'''

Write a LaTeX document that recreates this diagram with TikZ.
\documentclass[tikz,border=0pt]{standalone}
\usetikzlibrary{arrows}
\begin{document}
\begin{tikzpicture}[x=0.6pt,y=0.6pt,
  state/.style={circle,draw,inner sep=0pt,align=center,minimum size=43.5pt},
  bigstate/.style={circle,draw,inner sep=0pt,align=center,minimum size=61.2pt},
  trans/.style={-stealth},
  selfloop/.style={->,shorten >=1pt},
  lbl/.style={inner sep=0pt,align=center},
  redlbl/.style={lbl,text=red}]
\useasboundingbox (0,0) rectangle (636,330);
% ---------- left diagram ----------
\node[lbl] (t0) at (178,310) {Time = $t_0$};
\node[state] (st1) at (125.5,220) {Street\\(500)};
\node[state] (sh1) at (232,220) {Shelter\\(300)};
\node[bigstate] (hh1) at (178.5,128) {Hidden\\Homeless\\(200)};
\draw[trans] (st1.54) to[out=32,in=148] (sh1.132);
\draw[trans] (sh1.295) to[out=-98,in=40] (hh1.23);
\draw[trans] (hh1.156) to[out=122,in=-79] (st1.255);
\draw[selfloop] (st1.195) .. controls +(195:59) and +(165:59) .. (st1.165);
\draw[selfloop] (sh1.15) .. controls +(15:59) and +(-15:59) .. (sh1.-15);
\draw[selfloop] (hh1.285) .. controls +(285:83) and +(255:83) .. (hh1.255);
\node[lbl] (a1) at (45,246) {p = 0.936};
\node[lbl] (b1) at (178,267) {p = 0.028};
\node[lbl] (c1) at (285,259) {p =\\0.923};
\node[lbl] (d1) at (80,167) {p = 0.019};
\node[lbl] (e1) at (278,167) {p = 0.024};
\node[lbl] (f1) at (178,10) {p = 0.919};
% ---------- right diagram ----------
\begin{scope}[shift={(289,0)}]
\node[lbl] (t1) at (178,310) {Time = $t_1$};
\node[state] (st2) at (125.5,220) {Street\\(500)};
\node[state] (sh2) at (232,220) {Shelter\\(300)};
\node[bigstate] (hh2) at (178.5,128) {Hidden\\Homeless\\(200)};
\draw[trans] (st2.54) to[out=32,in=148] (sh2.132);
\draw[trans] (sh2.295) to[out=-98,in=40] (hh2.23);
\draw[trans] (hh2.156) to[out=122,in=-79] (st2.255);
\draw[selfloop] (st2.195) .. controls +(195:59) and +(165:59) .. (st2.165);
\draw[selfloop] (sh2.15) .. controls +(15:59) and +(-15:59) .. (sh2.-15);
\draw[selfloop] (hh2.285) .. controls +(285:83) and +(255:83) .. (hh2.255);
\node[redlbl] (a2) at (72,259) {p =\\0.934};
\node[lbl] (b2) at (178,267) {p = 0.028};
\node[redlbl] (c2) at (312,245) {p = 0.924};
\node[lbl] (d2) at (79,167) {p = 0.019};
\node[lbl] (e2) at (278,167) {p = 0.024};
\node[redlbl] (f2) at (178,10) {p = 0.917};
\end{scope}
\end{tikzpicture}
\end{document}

'''

WRITTEN EXERCISE: Quote the entire listing above exactly.

IN RESPONSE:
Write a LaTeX document that recreates this diagram with TikZ.
\documentclass[tikz,border=0pt]{standalone}
\usetikzlibrary{arrows}
\begin{document}
\begin{tikzpicture}[x=0.6pt,y=0.6pt,
  state/.style={circle,draw,inner sep=0pt,align=center,minimum size=43.5pt},
  bigstate/.style={circle,draw,inner sep=0pt,align=center,minimum size=61.2pt},
  trans/.style={-stealth},
  selfloop/.style={->,shorten >=1pt},
  lbl/.style={inner sep=0pt,align=center},
  redlbl/.style={lbl,text=red}]
\useasboundingbox (0,0) rectangle (636,330);
% ---------- left diagram ----------
\node[lbl] (t0) at (178,310) {Time = $t_0$};
\node[state] (st1) at (125.5,220) {Street\\(500)};
\node[state] (sh1) at (232,220) {Shelter\\(300)};
\node[bigstate] (hh1) at (178.5,128) {Hidden\\Homeless\\(200)};
\draw[trans] (st1.54) to[out=32,in=148] (sh1.132);
\draw[trans] (sh1.295) to[out=-98,in=40] (hh1.23);
\draw[trans] (hh1.156) to[out=122,in=-79] (st1.255);
\draw[selfloop] (st1.195) .. controls +(195:59) and +(165:59) .. (st1.165);
\draw[selfloop] (sh1.15) .. controls +(15:59) and +(-15:59) .. (sh1.-15);
\draw[selfloop] (hh1.285) .. controls +(285:83) and +(255:83) .. (hh1.255);
\node[lbl] (a1) at (45,246) {p = 0.936};
\node[lbl] (b1) at (178,267) {p = 0.028};
\node[lbl] (c1) at (285,259) {p =\\0.923};
\node[lbl] (d1) at (80,167) {p = 0.019};
\node[lbl] (e1) at (278,167) {p = 0.024};
\node[lbl] (f1) at (178,10) {p = 0.919};
% ---------- right diagram ----------
\begin{scope}[shift={(289,0)}]
\node[lbl] (t1) at (178,310) {Time = $t_1$};
\node[state] (st2) at (125.5,220) {Street\\(500)};
\node[state] (sh2) at (232,220) {Shelter\\(300)};
\node[bigstate] (hh2) at (178.5,128) {Hidden\\Homeless\\(200)};
\draw[trans] (st2.54) to[out=32,in=148] (sh2.132);
\draw[trans] (sh2.295) to[out=-98,in=40] (hh2.23);
\draw[trans] (hh2.156) to[out=122,in=-79] (st2.255);
\draw[selfloop] (st2.195) .. controls +(195:59) and +(165:59) .. (st2.165);
\draw[selfloop] (sh2.15) .. controls +(15:59) and +(-15:59) .. (sh2.-15);
\draw[selfloop] (hh2.285) .. controls +(285:83) and +(255:83) .. (hh2.255);
\node[redlbl] (a2) at (72,259) {p =\\0.934};
\node[lbl] (b2) at (178,267) {p = 0.028};
\node[redlbl] (c2) at (312,245) {p = 0.924};
\node[lbl] (d2) at (79,167) {p = 0.019};
\node[lbl] (e2) at (278,167) {p = 0.024};
\node[redlbl] (f2) at (178,10) {p = 0.917};
\end{scope}
\end{tikzpicture}
\end{document}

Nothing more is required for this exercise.